I was on the “fake it till you make it” path for a long time. I gained a lot of progress and accomplished many goals during this time, but when the faking it act became too heavy to carry, I crashed and burned so hard that all the progress made during my “faking it” was wiped clean. So glass half-full vs. glass half-empty; Half-full would sat that I learned what I was capable of, trials made me stronger, I know what to do differently next time, and blah blah blah. Here comes the half-empty right? Because it’s easy to beat ourselves down and COMPARE ourselves to how others would have handled the situation, or even how our past self would have handled it differently. Half-empty would say: you were just being weak, you were just being lazy and you could have kept going. There are a lot of other things my half-empty half-assed brain says to me, but I’ll just leave it at that for now. The point is, faking it until making it can be both a positive and a negative. Because what are we “making it” to exactly? We’re making it to this thing that we so desperately want out of comparison.
Compare, compare, compare. Isn’t that technically what we do all day long? We compare the prices for groceries and gas. We compare this outfit to that outfit. We compare our parenting styles to that of our friends. We compare our current self to our past self, or maybe to our future self that we so greatly want to become. We compare things without even thinking about it. So how do we quiet that compare snare when it’s doing more harm than good? No. Seriously, I’m asking, because I have yet to figure it out. But I will touch on some things that do help me quiet the drum.
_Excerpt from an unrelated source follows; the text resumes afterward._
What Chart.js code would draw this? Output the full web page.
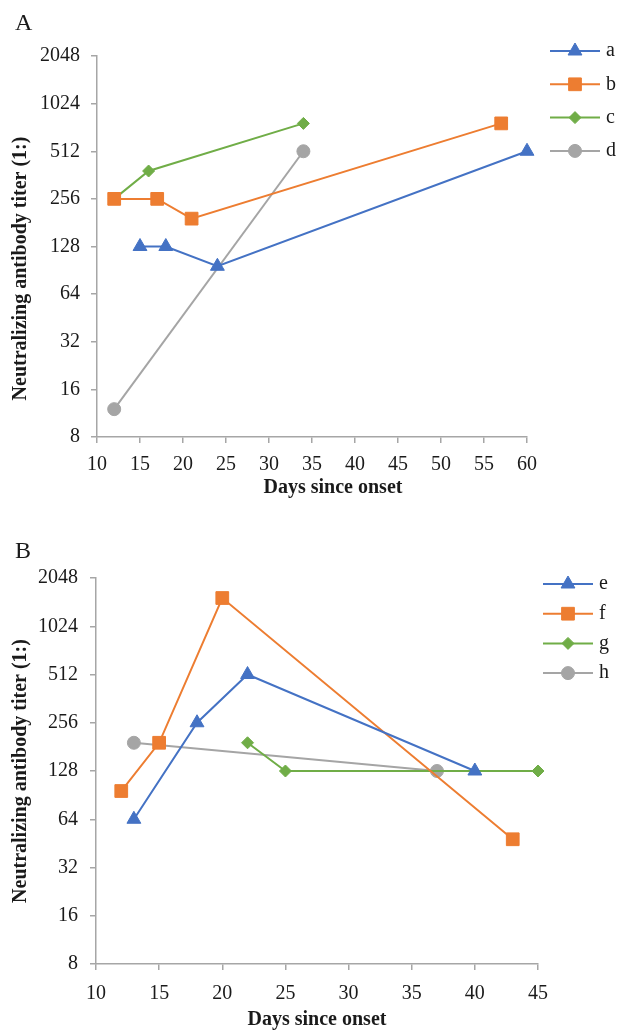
<!DOCTYPE html>
<html>
<head>
<meta charset="utf-8">
<script src="https://cdn.jsdelivr.net/npm/chart.js@4/dist/chart.umd.min.js"></script>
<style>
html,body{margin:0;padding:0;background:#fff;}
#wrap{position:relative;width:618px;height:1031px;overflow:hidden;}
.panel{position:absolute;left:0;width:618px;}
.lbl{position:absolute;font-family:"Liberation Serif","Times New Roman",serif;font-size:24px;color:#1a1a1a;line-height:1;}
</style>
</head>
<body>
<div id="wrap">
  <div class="panel" style="top:0;height:515px"><canvas id="cA" width="618" height="515"></canvas></div>
  <div class="panel" style="top:515px;height:516px"><canvas id="cB" width="618" height="516"></canvas></div>
  <div class="lbl" style="left:15px;top:10px">A</div>
  <div class="lbl" style="left:15px;top:538px">B</div>
</div>
<script>
// ---------- data ----------
const yTickValues = [8, 16, 32, 64, 128, 256, 512, 1024, 2048];
const xLabel = 'Days since onset';
const yLabel = 'Neutralizing antibody titer (1:)';

// Panel A
const seriesA = ['a', 'b', 'c', 'd'];
const daysA_a = [15, 18, 24, 60];
const titerA_a = [128, 128, 96, 512];
const daysA_b = [12, 17, 21, 57];
const titerA_b = [256, 256, 192, 768];
const daysA_c = [12, 16, 34];
const titerA_c = [256, 384, 768];
const daysA_d = [12, 34];
const titerA_d = [12, 512];

// Panel B
const seriesB = ['e', 'f', 'g', 'h'];
const daysB_e = [13, 18, 22, 40];
const titerB_e = [64, 256, 512, 128];
const daysB_f = [12, 15, 20, 43];
const titerB_f = [96, 192, 1536, 48];
const daysB_g = [22, 25, 45];
const titerB_g = [192, 128, 128];
const daysB_h = [13, 37];
const titerB_h = [192, 128];

// ---------- styles ----------
const FONT = '"Liberation Serif","Times New Roman",serif';
const TEXT = '#1a1a1a';
const AXIS = '#a6a6a6';
const colors = ['#4472C4', '#ED7D31', '#70AD47', '#A5A5A5'];
const styles = ['triangle', 'rect', 'rectRot', 'circle'];
const radii = [8, 9, 6, 6.5];

Chart.defaults.font.family = FONT;
Chart.defaults.color = TEXT;

function pts(days, titers) { return days.map((d, i) => ({ x: d, y: titers[i] })); }

function makeDatasets(names, dayArr, titerArr) {
  return names.map((n, i) => ({
    label: n,
    data: pts(dayArr[i], titerArr[i]),
    borderColor: colors[i],
    backgroundColor: colors[i],
    pointBackgroundColor: colors[i],
    pointBorderColor: colors[i],
    pointStyle: styles[i],
    pointRadius: radii[i],
    pointHoverRadius: radii[i],
    pointBorderWidth: 1,
    borderWidth: 2,
    fill: false,
    tension: 0,
    clip: false
  }));
}

const legendPlugin = {
  id: 'customLegend',
  afterDraw(chart, args, opts) {
    const ctx = chart.ctx;
    chart.data.datasets.forEach((ds, i) => {
      const y = opts.y0 + i * opts.dy;
      ctx.save();
      ctx.strokeStyle = ds.borderColor;
      ctx.lineWidth = 2;
      ctx.beginPath();
      ctx.moveTo(opts.x1, y);
      ctx.lineTo(opts.x2, y);
      ctx.stroke();
      ctx.fillStyle = ds.backgroundColor;
      ctx.strokeStyle = ds.borderColor;
      ctx.lineWidth = 1;
      Chart.helpers.drawPoint(ctx, { pointStyle: ds.pointStyle, radius: ds.pointRadius, borderWidth: 1, rotation: 0 }, (opts.x1 + opts.x2) / 2, y);
      ctx.fillStyle = TEXT;
      ctx.font = '20px ' + FONT;
      ctx.textBaseline = 'middle';
      ctx.textAlign = 'left';
      ctx.fillText(ds.label, opts.tx, y);
      ctx.restore();
    });
  }
};

// axis titles placed like the reference (panel A titles are nudged off-centre there)
const titlePlugin = {
  id: 'axisTitles',
  afterDraw(chart, args, opts) {
    const ctx = chart.ctx;
    const a = chart.chartArea;
    ctx.save();
    ctx.fillStyle = TEXT;
    ctx.font = 'bold 20px ' + FONT;
    ctx.textAlign = 'center';
    ctx.textBaseline = 'middle';
    ctx.fillText(xLabel, (a.left + a.right) / 2 + opts.xOffset, opts.xY);
    ctx.translate(opts.yX, (a.top + a.bottom) / 2 + opts.yOffset);
    ctx.rotate(-Math.PI / 2);
    ctx.fillText(yLabel, 0, 0);
    ctx.restore();
  }
};

function makeChart(id, datasets, c) {
  return new Chart(document.getElementById(id), {
    type: 'line',
    data: { datasets },
    options: {
      responsive: false,
      animation: false,
      events: [],
      layout: { padding: { left: c.padL, top: c.padT, right: c.padR, bottom: c.padB } },
      plugins: {
        legend: { display: false },
        tooltip: { enabled: false },
        customLegend: c.legend,
        axisTitles: c.titles
      },
      scales: {
        x: {
          type: 'linear',
          min: c.xMin, max: c.xMax,
          afterFit: s => { s.height = c.xH; },
          ticks: { stepSize: 5, autoSkip: false, maxRotation: 0, padding: c.xTickPad, color: TEXT, font: { size: 20, family: FONT } },
          grid: { drawOnChartArea: false, drawTicks: true, tickLength: 6, color: AXIS, lineWidth: 1.5 },
          border: { color: AXIS, width: 1.5 },
          title: { display: false }
        },
        y: {
          type: 'logarithmic',
          min: 8, max: 2048,
          afterFit: s => { s.width = c.yW; },
          afterBuildTicks: s => { s.ticks = yTickValues.map(v => ({ value: v })); },
          ticks: { autoSkip: false, padding: c.yTickPad, color: TEXT, font: { size: 20, family: FONT }, callback: v => String(v) },
          grid: { drawOnChartArea: false, drawTicks: true, tickLength: 6, color: AXIS, lineWidth: 1.5 },
          border: { color: AXIS, width: 1.5 },
          title: { display: false }
        }
      }
    },
    plugins: [legendPlugin, titlePlugin]
  });
}

makeChart('cA',
  makeDatasets(seriesA, [daysA_a, daysA_b, daysA_c, daysA_d], [titerA_a, titerA_b, titerA_c, titerA_d]),
  { padL: 0, yW: 97, padT: 56, padR: 91, padB: 15, xH: 63, xMin: 10, xMax: 60, xTickPad: 10, yTickPad: 11,
    legend: { x1: 550, x2: 600, tx: 606, y0: 51, dy: 33.3 },
    titles: { xOffset: 21, xY: 488, yX: 21, yOffset: 22 } });

makeChart('cB',
  makeDatasets(seriesB, [daysB_e, daysB_f, daysB_g, daysB_h], [titerB_e, titerB_f, titerB_g, titerB_h]),
  { padL: 0, yW: 96, padT: 63, padR: 80, padB: 0, xH: 67, xMin: 10, xMax: 45, xTickPad: 12, yTickPad: 12,
    legend: { x1: 543, x2: 593, tx: 599, y0: 69, dy: 29.7 },
    titles: { xOffset: 0, xY: 505, yX: 21, yOffset: 0 } });
</script>
</body>
</html>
- Limit Social Media: I’ve deleted all social media apps on my phone and even deactivated some accounts that no longer serve me. I set aside “scheduled” social media time if I want to peruse for a bit, but I have to physically log in which adds a barrier. And the human brain ain’t like barriers.
- Write About It: Now this one isn’t for everyone. Maybe just those of us who have the brain of a squirrel. But I write (obviously). I journal about whatever I’m spending my time comparing myself to. Sometimes I create short stories about these things, or even use it for a main idea for novel writing. I don’t know why, but it helps.
- Pray: Can I get an Amen? Give it to Him. He will listen, and He will take it.
Soooooo, to wrap things up, I’ll just say that the moral of the story is that we all compare ourselves and tell ourselves we’ll never measure up. But that’s not true. So stop it (me included). There wasn’t too much advice on this subject in here, and also- I’m sorry it turned into my middle school sob story… not really sure where that came from. But as always, thanks for listening.